In my life today I am grateful for a clear sky and running at sunset, Mt. Hood was practically glowing. I am grateful for downhill skiing for the first time today. I am thankful for a night at home in the middle of a block of days on call. I am grateful for my affordable apartment with big windows, a cozy couch, and our Christmas tree that is still up far into January. I am thankful for the inspiration from The Alchemist which I just finished reading for about the 5th time. And I am thankful that Seven Virtues Coffee is within walking distance from my apartment. And lastly I am thankful for the warm shower I am about to take.

Sunday, January 4, 2015

New Year New Focus

I've had the best start to the new year. I rang it in surrounded by family and friends, each close enough to snuggle and kiss on the cheek. We talked dreams and plans that I sincerely believe can come true.

In the morning I scooted up the coastline to dwell amongst my community in Bellingham. I hadn't been to Bellingham since April-April!!! That's far too long to go without seeing such soul friends. The days were spent having brunch, drinking tea, playing party games and experiencing full belly laughs. So much joy and refreshment.

Two days and hopped another flight to coeur d' alene, Idaho for a ski weekend (my first) with some heart friends. We slept in living forts, danced on the couches and make chocolate quinoa cake. Having cherished conversations on ski lifts and at dining room tables rebuilt me.
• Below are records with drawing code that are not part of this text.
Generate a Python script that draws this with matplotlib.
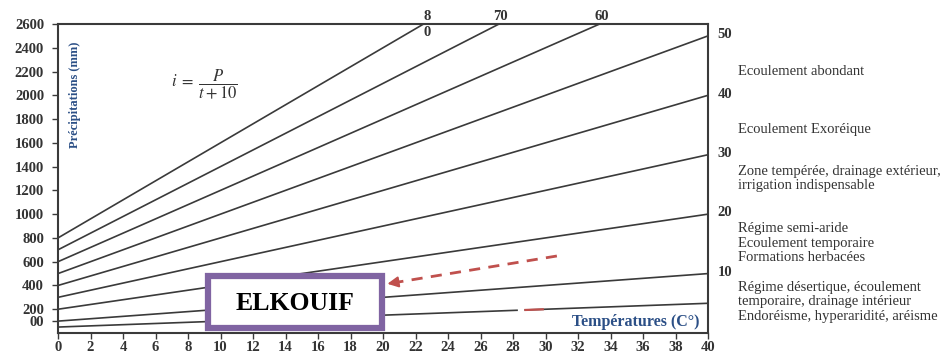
import numpy as np
import matplotlib
matplotlib.use("Agg")
import matplotlib.pyplot as plt
from matplotlib.patches import Rectangle

plt.rcParams['font.family'] = ['Liberation Serif', 'DejaVu Serif']
plt.rcParams['mathtext.fontset'] = 'stix'

# De Martonne index lines: P = i * (t + 10)
indices = [5, 10, 20, 30, 40, 50, 60, 70, 80]
temps = np.array([0, 40])

x_ticks = list(range(0, 41, 2))
y_ticks = [100] + list(range(200, 2601, 200))
y_labels = ['00'] + [str(v) for v in range(200, 2601, 200)]

right_labels = [10, 20, 30, 40, 50]
top_labels = [60, 70]

zones = [
    ("Ecoulement abondant", 2204),
    ("Ecoulement Exoréique", 1716),
    ("Zone tempérée, drainage extérieur,\nirrigation indispensable", 1300),
    ("Régime semi-aride\nEcoulement temporaire\nFormations herbacées", 757),
    ("Régime désertique, écoulement\ntemporaire, drainage intérieur\nEndoréisme, hyperaridité, aréisme", 261),
]

# station box and arrow (data coords)
station_name = "ELKOUIF"
box_t = [9.25, 19.95]
box_p = [42, 480]
arrow_from = (30.7, 648)
arrow_to = (20.1, 410)
# short red stroke on the i = 5 line
red_stroke_t = [28.7, 29.9]

line_col = '#3a3a3a'
text_col = '#333333'
blue = '#2b4f86'
red = '#c0504d'

fig = plt.figure(figsize=(9.42, 3.53), dpi=100)
ax = fig.add_axes([58 / 942, 20 / 353, 650 / 942, 309 / 353])

for i in indices:
    ax.plot(temps, i * (temps + 10), color=line_col, lw=1.2, zorder=2)

# gap + red stroke on the lowest line
rs = np.array(red_stroke_t)
ax.plot([rs[0] - 0.4, rs[0]], 5 * (np.array([rs[0] - 0.4, rs[0]]) + 10),
        color='white', lw=2.5, zorder=3, solid_capstyle='butt')
ax.plot(rs, 5 * (rs + 10), color=red, lw=1.6, zorder=3, solid_capstyle='butt')

ax.set_xlim(0, 40)
ax.set_ylim(0, 2600)

ax.set_xticks(x_ticks)
ax.set_xticklabels([str(v) for v in x_ticks])
ax.set_yticks(y_ticks)
ax.set_yticklabels(y_labels)
ax.tick_params(direction='out', length=4, width=1, color=line_col,
               labelsize=10.5, labelcolor=text_col, pad=2)
for lab in ax.get_xticklabels() + ax.get_yticklabels():
    lab.set_fontweight('bold')
ax.tick_params(axis='y', pad=6)

for s in ax.spines.values():
    s.set_color(line_col)
    s.set_linewidth(1.5)

# index labels on right border
for i in right_labels:
    ax.text(40.6, i * 50 + 10, str(i), fontsize=10.5, fontweight='bold',
            color=text_col, va='center', ha='left', clip_on=False)

# index labels on top border
for i in top_labels:
    ax.text(2600 / i - 10 + 0.1, 2665, str(i), fontsize=10.5, fontweight='bold',
            color=text_col, va='center', ha='center', clip_on=False)
t80 = 2600 / 80 - 10
ax.text(t80 + 0.2, 2665, "8", fontsize=10.5, fontweight='bold', color=text_col,
        va='center', ha='center', clip_on=False)
ax.text(t80 + 0.2, 2530, "0", fontsize=10.5, fontweight='bold', color=text_col,
        va='center', ha='center', clip_on=False)

# zone descriptions
for txt, p in zones:
    ax.text(41.85, p, txt, fontsize=10.5, color=text_col, va='center', ha='left',
            linespacing=1.15, clip_on=False)

# formula
ax.text(9.0, 2090, r'$i\;=\;\dfrac{P}{t+10}$', fontsize=12, color=text_col,
        ha='center', va='center')

# axis titles inside the frame
ax.text(1.05, 2000, "Précipitations (mm)", rotation=90, fontsize=9,
        fontweight='bold', color=blue, ha='center', va='center')
ax.text(39.5, 93, "Températures (C°)", fontsize=11.5, fontweight='bold',
        color=blue, ha='right', va='center')

# station box
ax.add_patch(Rectangle((box_t[0], box_p[0]), box_t[1] - box_t[0], box_p[1] - box_p[0],
                       facecolor='white', edgecolor='#8064a2', lw=4.5, zorder=5,
                       clip_on=False))
ax.text(sum(box_t) / 2, sum(box_p) / 2 - 10, station_name, fontsize=18.5,
        fontweight='bold', color='black', ha='center', va='center', zorder=6)

# dashed arrow pointing to the box
ax.plot([arrow_from[0], arrow_to[0] + 0.8], [arrow_from[1], arrow_to[1] + 18],
        color=red, lw=2, ls=(0, (4, 3)), zorder=4)
ax.annotate('', xy=arrow_to, xytext=(arrow_to[0] + 1.0, arrow_to[1] + 23),
            arrowprops=dict(arrowstyle='-|>', color=red, lw=1.5,
                            mutation_scale=16), zorder=4)

fig.savefig('out.png', dpi=100)
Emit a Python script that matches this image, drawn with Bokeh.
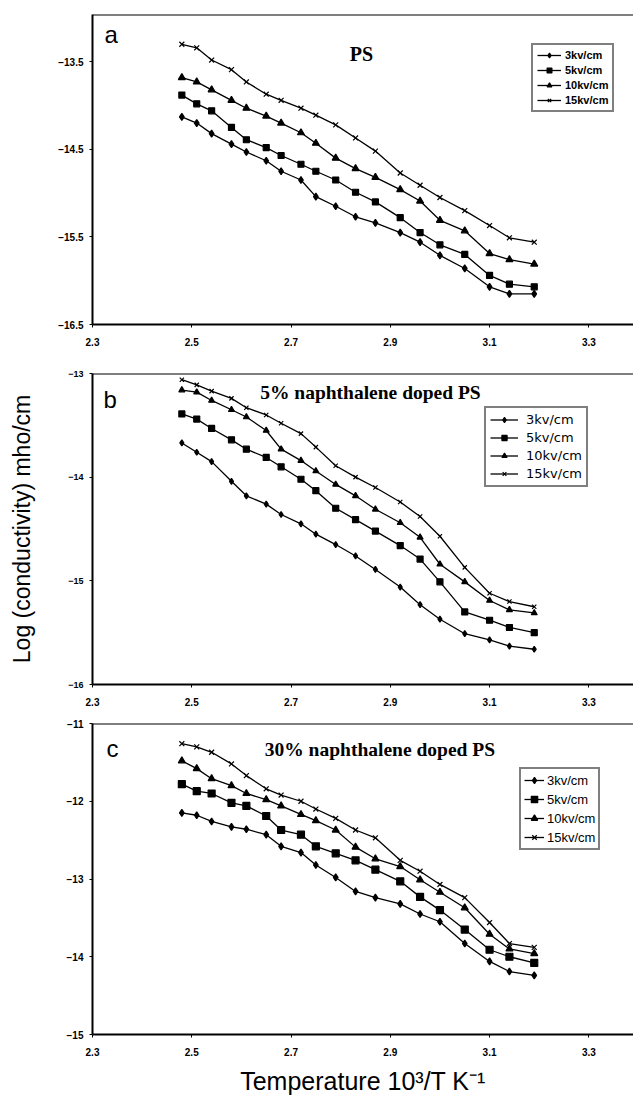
from bokeh.plotting import figure
from bokeh.layouts import column
from bokeh.models import Range1d, FixedTicker, Legend, LegendItem, Label, Span
from bokeh.embed import file_html
from bokeh.resources import INLINE

# 10^3/T values (K^-1)
x_inv_T = [2.48, 2.51, 2.54, 2.58, 2.61, 2.65, 2.68, 2.72, 2.75, 2.79,
           2.83, 2.87, 2.92, 2.96, 3.00, 3.05, 3.10, 3.14, 3.19]

series_labels = ["3kv/cm", "5kv/cm", "10kv/cm", "15kv/cm"]
x_ticks = [2.3, 2.5, 2.7, 2.9, 3.1, 3.3]

# Panel a: PS
a_3kv = [-14.13, -14.20, -14.32, -14.44, -14.53, -14.63, -14.75, -14.85, -15.04, -15.15,
         -15.27, -15.34, -15.45, -15.56, -15.71, -15.86, -16.07, -16.15, -16.15]
a_5kv = [-13.88, -13.98, -14.06, -14.25, -14.39, -14.48, -14.57, -14.67, -14.75, -14.85,
         -14.99, -15.10, -15.28, -15.45, -15.59, -15.70, -15.94, -16.04, -16.07]
a_10kv = [-13.68, -13.73, -13.82, -13.94, -14.03, -14.12, -14.20, -14.31, -14.43, -14.60,
          -14.72, -14.82, -14.96, -15.09, -15.31, -15.43, -15.69, -15.76, -15.81]
a_15kv = [-13.30, -13.34, -13.48, -13.59, -13.73, -13.87, -13.94, -14.03, -14.11, -14.22,
          -14.37, -14.52, -14.77, -14.91, -15.05, -15.20, -15.37, -15.51, -15.56]
a_y_ticks = [-16.5, -15.5, -14.5, -13.5]

# Panel b: 5% naphthalene doped PS
b_3kv = [-13.67, -13.76, -13.85, -14.04, -14.18, -14.26, -14.36, -14.45, -14.55, -14.65,
         -14.76, -14.89, -15.06, -15.23, -15.37, -15.51, -15.57, -15.63, -15.66]
b_5kv = [-13.39, -13.44, -13.53, -13.64, -13.73, -13.81, -13.90, -14.02, -14.13, -14.30,
         -14.41, -14.52, -14.66, -14.79, -15.01, -15.30, -15.38, -15.45, -15.50]
b_10kv = [-13.16, -13.18, -13.26, -13.35, -13.42, -13.55, -13.73, -13.84, -13.94, -14.07,
          -14.18, -14.31, -14.44, -14.58, -14.84, -15.01, -15.19, -15.28, -15.31]
b_15kv = [-13.06, -13.11, -13.17, -13.24, -13.33, -13.40, -13.48, -13.58, -13.71, -13.89,
          -14.00, -14.10, -14.24, -14.38, -14.57, -14.87, -15.12, -15.20, -15.25]
b_y_ticks = [-16, -15, -14, -13]

# Panel c: 30% naphthalene doped PS
c_3kv = [-12.15, -12.18, -12.26, -12.33, -12.36, -12.43, -12.58, -12.66, -12.82, -12.98,
         -13.16, -13.24, -13.32, -13.45, -13.55, -13.83, -14.06, -14.19, -14.24]
c_5kv = [-11.78, -11.87, -11.90, -12.02, -12.06, -12.19, -12.37, -12.43, -12.58, -12.67,
         -12.76, -12.88, -13.03, -13.23, -13.40, -13.65, -13.91, -14.00, -14.08]
c_10kv = [-11.48, -11.58, -11.71, -11.80, -11.90, -11.98, -12.06, -12.17, -12.25, -12.37,
          -12.59, -12.74, -12.84, -13.01, -13.17, -13.37, -13.71, -13.90, -13.96]
c_15kv = [-11.26, -11.30, -11.37, -11.52, -11.67, -11.84, -11.92, -12.00, -12.10, -12.22,
          -12.37, -12.47, -12.76, -12.90, -13.07, -13.24, -13.56, -13.83, -13.88]
c_y_ticks = [-15, -14, -13, -12, -11]

markers = ["diamond", "square", "triangle", "x"]


def make_panel(height, border_top, border_bottom, border_left, y_range, y_ticks, series,
               marker_sizes, letter, letter_pos, title, title_pos, title_size,
               legend_loc, legend_style, ytick_size="10px"):
    p = figure(width=633, height=height, output_backend="svg", toolbar_location=None,
               x_range=Range1d(2.3, 3.39), y_range=Range1d(*y_range),
               min_border_top=border_top, min_border_bottom=border_bottom,
               min_border_left=border_left, min_border_right=0)
    p.outline_line_color = None
    p.xgrid.visible = False
    p.ygrid.visible = False
    p.background_fill_color = "white"
    p.border_fill_color = "white"

    for ax, ticks in ((p.xaxis[0], x_ticks), (p.yaxis[0], y_ticks)):
        ax.ticker = FixedTicker(ticks=ticks)
        ax.axis_line_width = 2
        ax.axis_line_color = "black"
        ax.major_tick_out = 3
        ax.major_tick_in = 0
        ax.minor_tick_out = 0
        ax.minor_tick_in = 0
        ax.major_tick_line_color = "black"
        ax.major_label_text_font = "Liberation Sans"
        ax.major_label_text_font_style = "bold"
        ax.major_label_text_color = "black"
    p.xaxis.major_label_text_font_size = "10px"
    p.yaxis.major_label_text_font_size = ytick_size
    p.xaxis.major_label_standoff = 10
    p.yaxis.major_label_standoff = 6

    # top border of the plot frame
    p.add_layout(Span(location=y_range[1], dimension="width", line_color="black",
                      line_width=2))

    items = []
    for lbl, ys, mk, ms in zip(series_labels, series, markers, marker_sizes):
        ln = p.line(x_inv_T, ys, line_color="black", line_width=1.3)
        sc = p.scatter(x_inv_T, ys, marker=mk, size=ms, fill_color="black",
                       line_color="black", line_width=1.2)
        items.append(LegendItem(label=lbl, renderers=[ln, sc]))

    legend = Legend(items=items, location=legend_loc, **legend_style)
    legend.border_line_color = "black"
    legend.border_line_width = 2
    legend.background_fill_color = "white"
    legend.background_fill_alpha = 1
    legend.margin = 0
    legend.label_text_color = "black"
    p.add_layout(legend)

    p.add_layout(Label(x=letter_pos[0], y=letter_pos[1], text=letter,
                       text_font="Liberation Sans", text_font_size="24px",
                       text_color="black", text_align="left", text_baseline="alphabetic"))
    p.add_layout(Label(x=title_pos[0], y=title_pos[1], text=title,
                       text_font="Liberation Serif", text_font_size=title_size,
                       text_font_style="bold", text_color="black",
                       text_align="center", text_baseline="alphabetic"))
    return p


pa = make_panel(355, 14, 31, 92, (-16.5, -12.96), a_y_ticks,
                [a_3kv, a_5kv, a_10kv, a_15kv], [7, 6, 7, 7],
                "a", (2.324, -13.19), "PS", (2.842, -13.41), "20px",
                (439, 212),
                dict(label_text_font="Liberation Sans", label_text_font_size="11px",
                     label_text_font_style="bold", glyph_width=24, glyph_height=12,
                     label_height=12, label_standoff=4, padding=4, spacing=3))

pb = make_panel(357, 18, 28, 90, (-16, -13), b_y_ticks,
                [b_3kv, b_5kv, b_10kv, b_15kv], [6, 6, 6, 6],
                "b", (2.322, -13.25), "5% naphthalene doped PS", (2.860, -13.185), "19.5px",
                (392, 197),
                dict(label_text_font="DejaVu Sans", label_text_font_size="13px",
                     glyph_width=28, glyph_height=13,
                     label_height=13, label_standoff=8, padding=4, spacing=3),
                ytick_size="9px")
pb.yaxis[0].axis_label = "Log (conductivity) mho/cm"
pb.yaxis[0].axis_label_text_font = "Liberation Sans"
pb.yaxis[0].axis_label_text_font_size = "23px"
pb.yaxis[0].axis_label_text_font_style = "normal"
pb.yaxis[0].axis_label_text_color = "black"
pb.yaxis[0].axis_label_standoff = 30

pc = make_panel(385, 11, 60, 87, (-15, -11), c_y_ticks,
                [c_3kv, c_5kv, c_10kv, c_15kv], [7, 7, 7, 7],
                "c", (2.328, -11.32), "30% naphthalene doped PS", (2.879, -11.33), "19.5px",
                (427, 184),
                dict(label_text_font="Liberation Sans", label_text_font_size="13px",
                     glyph_width=20, glyph_height=16,
                     label_height=16, label_standoff=3, padding=3, spacing=3))
pc.xaxis[0].axis_label = "Temperature 10³/T K⁻¹"
pc.xaxis[0].axis_label_text_font = "Liberation Sans"
pc.xaxis[0].axis_label_text_font_size = "25px"
pc.xaxis[0].axis_label_text_font_style = "normal"
pc.xaxis[0].axis_label_text_color = "black"
pc.xaxis[0].axis_label_standoff = 8

layout = column(pa, pb, pc, spacing=0)
open("out.html", "w").write(file_html(layout, INLINE))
One week, three cities, countless love. This is my life. And I am so lucky that it is. I have been reminded recently of the control and responsibility I have for my life and my actions. I can make time for my friends or I can sleep in and watch netflix. Both are acceptable, but what is the priority. When I was working all the time I barely had time to take care of my innate needs. And I am so thankful to have a little nest egg saved up, but what price did I pay for it. I was forced to take a hiatus from my community in order to take care of my physical health, but my mental and social health was strained. Mental health and physical health are too closely intertwined for this to be acceptable. My friends are too important to let that be acceptable. And my needs are too important to let that be acceptable. It's only been 3 1/2 days focusing on positivity, on happiness, on reconnecting. I feel so light.